Occasionally, I have the DBA-equivalent of the tidy-nest instinct, the urge to remove clutter from my servers. Whenever I've installed SQL Server over recent years, for example, my subconscious mind signals to my right index finger to de-select the checkbox that opts in to sending SQL Server error reports to Microsoft. Their "Customer Experience Improvement Program (CEIP)" wants this data in order to understand what features we use and how, and so improve them. A laudable goal, but I'm a DBA who likes a SQL Server that focuses all of its attention on my user databases and processes, rather than spending valuable time gathering and sending data about my usage of them.

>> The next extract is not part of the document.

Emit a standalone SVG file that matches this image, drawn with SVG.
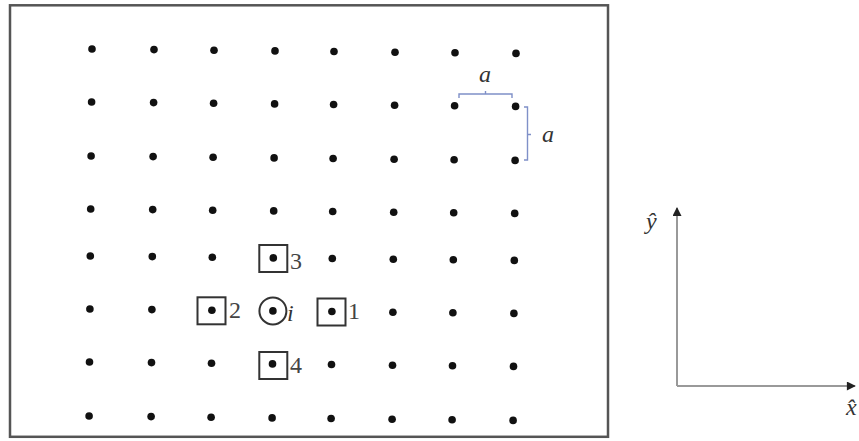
<svg xmlns="http://www.w3.org/2000/svg" width="859" height="441" viewBox="0 0 859 441">
<style>
.dot{fill:#111}
.box{fill:none;stroke:#333;stroke-width:2}
.lbl{font-family:"Liberation Serif",serif;font-size:24px;fill:#444}
.it{font-family:"Liberation Serif",serif;font-style:italic;font-size:24px;fill:#333}
.br{fill:none;stroke:#7f90c8;stroke-width:1.4}
.ax{stroke:#999;stroke-width:2;fill:none}
</style>
<defs>
<marker id="ah" viewBox="0 0 10 10" refX="9" refY="5" markerWidth="10" markerHeight="9" markerUnits="userSpaceOnUse" orient="auto">
<path d="M0,0 L10,5 L0,10 Z" fill="#222"/>
</marker>
</defs>
<rect x="10" y="5.3" width="598" height="431.5" fill="#fff" stroke="#555" stroke-width="2.5"/>
<g id="lattice">
<circle class="dot" r="3.8" cx="92" cy="49"/><circle class="dot" r="3.8" cx="154" cy="49.6"/><circle class="dot" r="3.8" cx="214" cy="50.3"/><circle class="dot" r="3.8" cx="275" cy="50.9"/><circle class="dot" r="3.8" cx="334" cy="51.5"/><circle class="dot" r="3.8" cx="395" cy="52.2"/><circle class="dot" r="3.8" cx="455" cy="52.8"/><circle class="dot" r="3.8" cx="516" cy="53.4"/>
<circle class="dot" r="3.8" cx="91.6" cy="102"/><circle class="dot" r="3.8" cx="153.6" cy="102.6"/><circle class="dot" r="3.8" cx="213.6" cy="103.3"/><circle class="dot" r="3.8" cx="274.6" cy="103.9"/><circle class="dot" r="3.8" cx="333.6" cy="104.5"/><circle class="dot" r="3.8" cx="394.6" cy="105.2"/><circle class="dot" r="3.8" cx="454.6" cy="105.8"/><circle class="dot" r="3.8" cx="515.6" cy="106.4"/>
<circle class="dot" r="3.8" cx="91.1" cy="156"/><circle class="dot" r="3.8" cx="153.1" cy="156.6"/><circle class="dot" r="3.8" cx="213.1" cy="157.3"/><circle class="dot" r="3.8" cx="274.1" cy="157.9"/><circle class="dot" r="3.8" cx="333.1" cy="158.5"/><circle class="dot" r="3.8" cx="394.1" cy="159.2"/><circle class="dot" r="3.8" cx="454.1" cy="159.8"/><circle class="dot" r="3.8" cx="515.1" cy="160.4"/>
<circle class="dot" r="3.8" cx="90.7" cy="209"/><circle class="dot" r="3.8" cx="152.7" cy="209.6"/><circle class="dot" r="3.8" cx="212.7" cy="210.3"/><circle class="dot" r="3.8" cx="273.7" cy="210.9"/><circle class="dot" r="3.8" cx="332.7" cy="211.5"/><circle class="dot" r="3.8" cx="393.7" cy="212.2"/><circle class="dot" r="3.8" cx="453.7" cy="212.8"/><circle class="dot" r="3.8" cx="514.7" cy="213.4"/>
<circle class="dot" r="3.8" cx="90.3" cy="256"/><circle class="dot" r="3.8" cx="152.3" cy="256.6"/><circle class="dot" r="3.8" cx="212.3" cy="257.3"/><circle class="dot" r="3.8" cx="273.3" cy="257.9"/><circle class="dot" r="3.8" cx="332.3" cy="258.5"/><circle class="dot" r="3.8" cx="393.3" cy="259.2"/><circle class="dot" r="3.8" cx="453.3" cy="259.8"/><circle class="dot" r="3.8" cx="514.3" cy="260.4"/>
<circle class="dot" r="3.8" cx="89.9" cy="309"/><circle class="dot" r="3.8" cx="151.9" cy="309.6"/><circle class="dot" r="3.8" cx="211.9" cy="310.3"/><circle class="dot" r="3.8" cx="272.9" cy="310.9"/><circle class="dot" r="3.8" cx="331.9" cy="311.5"/><circle class="dot" r="3.8" cx="392.9" cy="312.2"/><circle class="dot" r="3.8" cx="452.9" cy="312.8"/><circle class="dot" r="3.8" cx="513.9" cy="313.4"/>
<circle class="dot" r="3.8" cx="89.5" cy="362"/><circle class="dot" r="3.8" cx="151.5" cy="362.6"/><circle class="dot" r="3.8" cx="211.5" cy="363.3"/><circle class="dot" r="3.8" cx="272.5" cy="363.9"/><circle class="dot" r="3.8" cx="331.5" cy="364.5"/><circle class="dot" r="3.8" cx="392.5" cy="365.2"/><circle class="dot" r="3.8" cx="452.5" cy="365.8"/><circle class="dot" r="3.8" cx="513.5" cy="366.4"/>
<circle class="dot" r="3.8" cx="89.1" cy="416"/><circle class="dot" r="3.8" cx="151.1" cy="416.6"/><circle class="dot" r="3.8" cx="211.1" cy="417.3"/><circle class="dot" r="3.8" cx="272.1" cy="417.9"/><circle class="dot" r="3.8" cx="331.1" cy="418.5"/><circle class="dot" r="3.8" cx="392.1" cy="419.2"/><circle class="dot" r="3.8" cx="452.1" cy="419.8"/><circle class="dot" r="3.8" cx="513.1" cy="420.4"/>
</g>
<g id="site-i">
<circle cx="272.9" cy="310.9" r="13.5" fill="none" stroke="#333" stroke-width="2"/>
<text class="it" x="287" y="321">i</text>
</g>
<g id="neighbor-1">
<rect class="box" x="317.5" y="298.5" width="28" height="27"/>
<text class="lbl" x="348" y="319">1</text>
</g>
<g id="neighbor-2">
<rect class="box" x="197.5" y="297.3" width="28" height="27"/>
<text class="lbl" x="229" y="318">2</text>
</g>
<g id="neighbor-3">
<rect class="box" x="259.3" y="245" width="28" height="27"/>
<text class="lbl" x="290" y="269">3</text>
</g>
<g id="neighbor-4">
<rect class="box" x="259.3" y="352" width="28" height="27"/>
<text class="lbl" x="290" y="373">4</text>
</g>
<g id="spacing">
<path class="br" d="M459,98 V94 H512 V98 M485.5,94 V91"/>
<text class="it" x="479" y="82">a</text>
<path class="br" d="M524,107 H527.5 V160 H524 M527.5,134.5 H531"/>
<text class="it" x="542" y="142">a</text>
</g>
<g id="connectors">
<path class="ax" d="M677,386 V208" marker-end="url(#ah)"/>
<path class="ax" d="M677,386 H855" marker-end="url(#ah)"/>
</g>
<g id="axis-labels">
<text class="it" x="646" y="229">ŷ</text>
<text class="it" x="846" y="415">x̂</text>
</g>
</svg>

During a recent SQL Server 2016 installation, however, I couldn't find the familiar checkbox. Hmm, I mused, maybe all of that previous telemetry had taught Microsoft hat 98.9% of DBAs opt out of sending this data, so they gave up on the idea of collecting it!
Whether or not that 98.9% statistic is true (I made it up), it turns out that CEIP is far from gone. I was deep into a failover cluster installation when I noticed a "cluster resource" that was failing to start. I blinked a few times in disbelief; this "resource", sitting right there in my new Windows 2016 SQL cluster, turned out to be "SQL Server CEIP". It was failing to start because of a dependency on SQL Server itself, which in turn could not start because of a misconfigured TempDB location. As soon as I fixed SQL Server, CEIP fired right up and presumably began phoning home its telemetry data.
Later, during a spot of query tuning, I noticed, in the Query Store charts, a lot of "internal" queries cluttering up the usual list of user database queries. They looked suspiciously like extended events queries. Sure enough, when I opened up SSMS object explorer, there was a brand new built-in session called telemetry_xevents. While reviewing my wait statistics, I saw a lot more of these types of queries, all related, as it turns out, to CEIP.
I love the sound of telemetry, mainly because it reminds me of the movie Apollo 13, but what was all this doing here on my SQL Server 2016 server? I felt sure that I hadn't missed the opt-in checkbox, even if it was lurking in some different part of the installation. No, this telemetric data gathering is now on by default. For Standard and Enterprise Editions, you can turn it off by subsequently setting a registry-based policy. For Developer, Express and Evaluation Editions, you can't turn it off.
This gave me pause for thought. I like the way that Microsoft has gifted us, in Standard Edition of SQL Server 2016 SP1, many Enterprise Edition features. Was this decision the result of analyzing the data from CEIP? After all, much of the telemetry_xevents session is collecting data about these features. Could this data also have helped Microsoft understand the need, for example, to bring Power BI to SSRS on premises? If so, then I am grateful, and for now at least will try forget about it chugging along in the background, telemetrically sending its data to the space cloud.